Die Dokumentation umfasst sieben Teile. In drei Plenarvorträgen werden grundsätzliche Aspekte des naturwissenschaftlichen Unterrichts erörtert. Susanne Prediger erläutert empirische Befunde und Konsequenzen zum Lernen von Mathematik als Mittel zur Beschreibung von Welt; Markus Rehm stellt eine Möglichkeit der Modellierung einer Kompetenz des naturwissenschaftlichen Verstehens vor; und Erich Starauschek vermittelt zwischen der physikalischen Sachstruktur und ihrem Einfluss auf das Lernen von Physik.

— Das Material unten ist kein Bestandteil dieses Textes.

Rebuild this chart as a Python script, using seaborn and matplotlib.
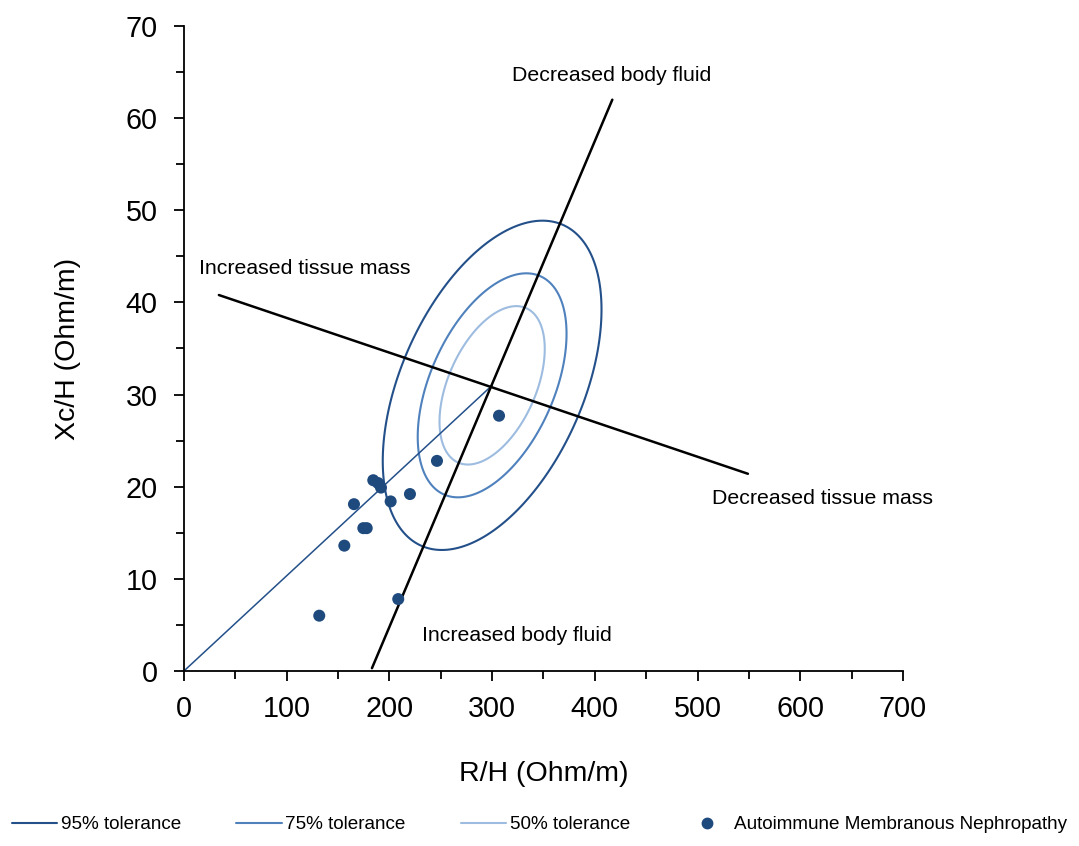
import numpy as np
import pandas as pd
import matplotlib
matplotlib.use("Agg")
import matplotlib.pyplot as plt
from matplotlib.lines import Line2D
from matplotlib.patches import Polygon
import seaborn as sns

# ---------------- data ----------------
# Patient points (R/H, Xc/H)
pts_r = [306.7, 246.3, 184.3, 188.9, 191.8, 165.5, 201.2, 220.0, 174.6, 177.9, 156.1, 208.6, 131.7]
pts_xc = [27.7, 22.8, 20.7, 20.4, 19.9, 18.1, 18.4, 19.2, 15.5, 15.5, 13.6, 7.8, 6.0]

# Reference population (bivariate normal) for tolerance ellipses
ref_mean_r = 300.0
ref_mean_xc = 31.0
ref_sd_r = 43.5
ref_sd_xc = 7.3
ref_corr = 0.46
tol_levels = [0.95, 0.75, 0.50]
tol_labels = ["95% tolerance", "75% tolerance", "50% tolerance"]
tol_colors = ["#24508a", "#4f81bd", "#9dbce0"]

# Guide lines (x endpoints, y endpoints)
vector_x = [0.0, 300.0]
vector_y = [0.0, 31.0]
fluid_x = [183.0, 417.0]
fluid_y = [0.3, 62.0]
tissue_x = [34.0, 549.0]
tissue_y = [40.8, 21.4]

annot_texts = ["Decreased body fluid", "Increased tissue mass",
               "Decreased tissue mass", "Increased body fluid"]
annot_x = [319.0, 14.5, 514.0, 231.5]
annot_y = [64.6, 43.7, 18.7, 3.8]

point_label = "Autoimmune Membranous Nephropathy"

# ---------------- style ----------------
sns.set_theme(style="ticks")
plt.rcParams['font.family'] = ['Liberation Sans', 'DejaVu Sans']

fig = plt.figure(figsize=(10.79, 8.46), dpi=100)
ax = fig.add_axes([0.1705, 0.2069, 0.6664, 0.7624])

# tolerance ellipses
cov = np.array([[ref_sd_r**2, ref_corr*ref_sd_r*ref_sd_xc],
                [ref_corr*ref_sd_r*ref_sd_xc, ref_sd_xc**2]])
L = np.linalg.cholesky(cov)
t = np.linspace(0, 2*np.pi, 720, endpoint=False)
circ = np.vstack([np.cos(t), np.sin(t)])
for p, lab, col in zip(tol_levels, tol_labels, tol_colors):
    k = np.sqrt(-2*np.log(1-p))
    e = (L @ circ) * k
    verts = np.column_stack([e[0] + ref_mean_r, e[1] + ref_mean_xc])
    ax.add_patch(Polygon(verts, closed=True, fill=False, edgecolor=col,
                         linewidth=1.5, joinstyle="round"))

# guide lines
sns.lineplot(x=vector_x, y=vector_y, color="#24508a", linewidth=1.1, ax=ax, legend=False)
sns.lineplot(x=fluid_x, y=fluid_y, color="black", linewidth=1.8, ax=ax, legend=False)
sns.lineplot(x=tissue_x, y=tissue_y, color="black", linewidth=1.8, ax=ax, legend=False)

# points
sns.scatterplot(x=pts_r, y=pts_xc, color="#1f4a7e", s=75, edgecolor="none", ax=ax,
                legend=False, zorder=5)

for txt, xx, yy in zip(annot_texts, annot_x, annot_y):
    ax.text(xx, yy, txt, fontsize=15.3, ha="left", va="center", color="black")

ax.set_xlim(0, 700)
ax.set_ylim(0, 70)
ax.set_xticks(np.arange(0, 701, 100))
ax.set_yticks(np.arange(0, 71, 10))
ax.set_xticks(np.arange(50, 700, 100), minor=True)
ax.set_yticks(np.arange(5, 70, 10), minor=True)
ax.tick_params(axis="both", which="major", direction="out", length=7, width=1.3,
               labelsize=20.7, color="black", labelcolor="black")
ax.tick_params(axis="x", which="major", pad=10)
ax.tick_params(axis="y", which="major", pad=12)
ax.tick_params(axis="both", which="minor", direction="out", length=6, width=1.3, color="black")
for s in ["top", "right"]:
    ax.spines[s].set_visible(False)
for s in ["left", "bottom"]:
    ax.spines[s].set_color("black")
    ax.spines[s].set_linewidth(1.3)

ax.set_xlabel("R/H (Ohm/m)", fontsize=20.5, color="black", labelpad=28)
ax.set_ylabel("Xc/H (Ohm/m)", fontsize=20.5, color="black", labelpad=32)

handles = [Line2D([0], [0], color=c, lw=1.5) for c in tol_colors]
handles.append(Line2D([0], [0], color="#1f4a7e", marker="o", linestyle="none", markersize=7.5))
labels = tol_labels + [point_label]
fig.legend(handles, labels, loc="lower center", bbox_to_anchor=(0.5, -0.005), ncol=4,
           frameon=False, fontsize=13.6, handlelength=2.4, handletextpad=0.2,
           columnspacing=2.9, labelcolor="black")

fig.savefig("out.png", dpi=100)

Die weiteren Teile dieses Bandes gliedern sich in die Vortragsblöcke, die während der Fachtagung gehalten wurden und einer Reihe von Postern, die auf einem so genannten Postersymposium ausgestellt worden sind. Die Vielfalt der verschiedenen Themen ist erstaunlich. Diese reichen von der Vorstellung neuer Lernmedien sowohl für Schüler als auch für Studenten über neuartige Lernlabore beziehungsweise neue Forschungsergebnisse aus altbekannten Lernlaboren, über Forschungsergebnisse zum Vorwissen von Schülern zu bestimmten Themenaspekten zur Lehrerausbildung in den Fächern Physik und Chemie im Allgemeinen, und – dies ist sehr deutlich zu merken! – mit zentralen Aspekten auf der Sprachvermittlung, beziehungsweise der Verbindung zum Deutschunterricht.

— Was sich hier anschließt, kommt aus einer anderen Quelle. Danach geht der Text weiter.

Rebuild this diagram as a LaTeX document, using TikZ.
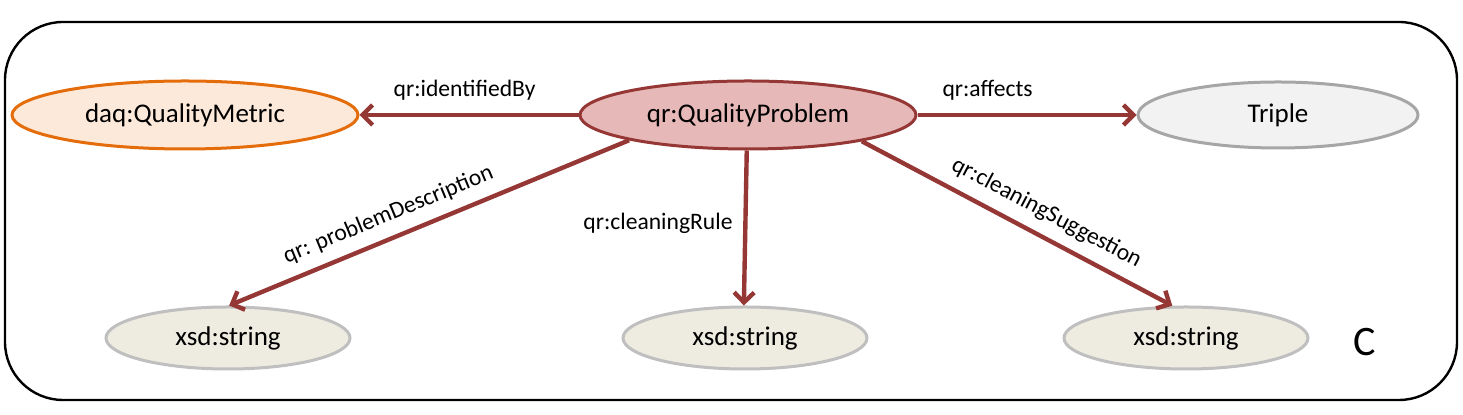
\documentclass[tikz,border=0pt]{standalone}
\usepackage{fontspec}
\setmainfont{Carlito}
\usetikzlibrary{shapes.geometric,arrows.meta}
\definecolor{arrowred}{HTML}{953735}
\definecolor{qpfill}{HTML}{E6B9B8}
\definecolor{qmfill}{HTML}{FDE9D9}
\definecolor{qmdraw}{HTML}{E46C0A}
\definecolor{trfill}{HTML}{F2F2F2}
\definecolor{trdraw}{HTML}{A6A6A6}
\definecolor{xsfill}{HTML}{EEECE1}
\definecolor{xsdraw}{HTML}{BFBFBF}
\tikzset{
  cls/.style={ellipse, inner sep=0pt, line width=1.5pt, font=\fontsize{13.5}{15}\selectfont},
  qmnode/.style={cls, draw=qmdraw, fill=qmfill, minimum width=173pt, minimum height=34pt},
  qpnode/.style={cls, draw=arrowred, fill=qpfill, minimum width=168pt, minimum height=34pt},
  trnode/.style={cls, draw=trdraw, fill=trfill, minimum width=140pt, minimum height=33pt},
  xsnode/.style={cls, draw=xsdraw, fill=xsfill, minimum width=122pt, minimum height=31pt},
  rel/.style={draw=arrowred, line width=2.2pt, -{Straight Barb[length=5pt,width=10pt]}},
  lbl/.style={font=\fontsize{11.8}{13}\selectfont, text=black}
}
\begin{document}
\begin{tikzpicture}[x=0.5pt,y=-0.5pt]
\useasboundingbox (0,0) rectangle (1463,415);
\draw[line width=1.2pt, rounded corners=29pt] (5,22) rectangle (1457,400);
\node[qmnode] (qm) at (185,115) {daq:QualityMetric};
\node[qpnode] (qp) at (748,115) {qr:QualityProblem};
\node[trnode] (tr) at (1278,115) {Triple};
\node[xsnode] (x1) at (228,338) {xsd:string};
\node[xsnode] (x2) at (745,338) {xsd:string};
\node[xsnode] (x3) at (1186,338) {xsd:string};
\node[font=\fontsize{21}{23}\selectfont] (c) at (1365,342) {C};
\draw[rel] (qp.west) -- node[lbl, above=3pt, pos=0.52] {qr:identifiedBy} (qm.east);
\draw[rel] (qp.east) -- node[lbl, above=3pt, pos=0.32] {qr:affects} (tr.west);
\draw[rel] (qp.192) -- node[lbl, sloped, above=2pt, pos=0.58] {qr: problemDescription} (x1.88);
\draw[rel] (qp.268) -- node[lbl, left=2pt, pos=0.47] {qr:cleaningRule} (x2.92);
\draw[rel] (qp.-13) -- node[lbl, sloped, above=2pt, pos=0.56] {qr:cleaningSuggestion} (x3.113);
\end{tikzpicture}
\end{document}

Es ist sinnlos, ein Buch mit weit über 100 verschiedenen Vorträgen generell zu kritisieren, zumal selbst versierte Rezensenten nicht von all den Themen Ahnung haben dürften, die hier besprochen werden. Viel wichtiger also ist hier, die Bedeutung des Themas zu unterstreichen und warum dieses Buch nicht nur für Fachdidaktiker, sondern auch in der Breite für Lehrer, Studenten, aber auch Eltern interessant ist.
Ein zentraler Aspekt, der diesem Buch eine breitere Leserschaft bieten sollte, ist immer noch die sprachliche Kluft zwischen Eltern und Lehrern, die vor allem den Eltern anzulasten ist. Wer sich diesen Band durchliest, wird feststellen, wie komplex Unterrichtsgeschehen und eine gute (Schul-)Ausbildung sein können. Ein wesentlicher Punkt bei der guten Schulausbildung ist eine gute Kommunikation zwischen Lehrern und Eltern, und das muss nicht heißen, dass sich die Lehrer immer auf das Niveau der Eltern hinab begeben, sondern dass Eltern auch mal versuchen, sich auf das Niveau der Fachlehrer hinauf zu denken (diese Schelte, die ich mir hier gestatte, gebe ich nicht als Lehrer, sondern als betroffenes Elternteil). Zugegeben gibt es Bücher, die grundlegender in die Fachdidaktik von Physik und Chemie einführen, aber nichtsdestotrotz sind viele der Artikel so gut geschrieben, dass man sie mit ein wenig Nachdenken und Nachvollziehen verstehen kann.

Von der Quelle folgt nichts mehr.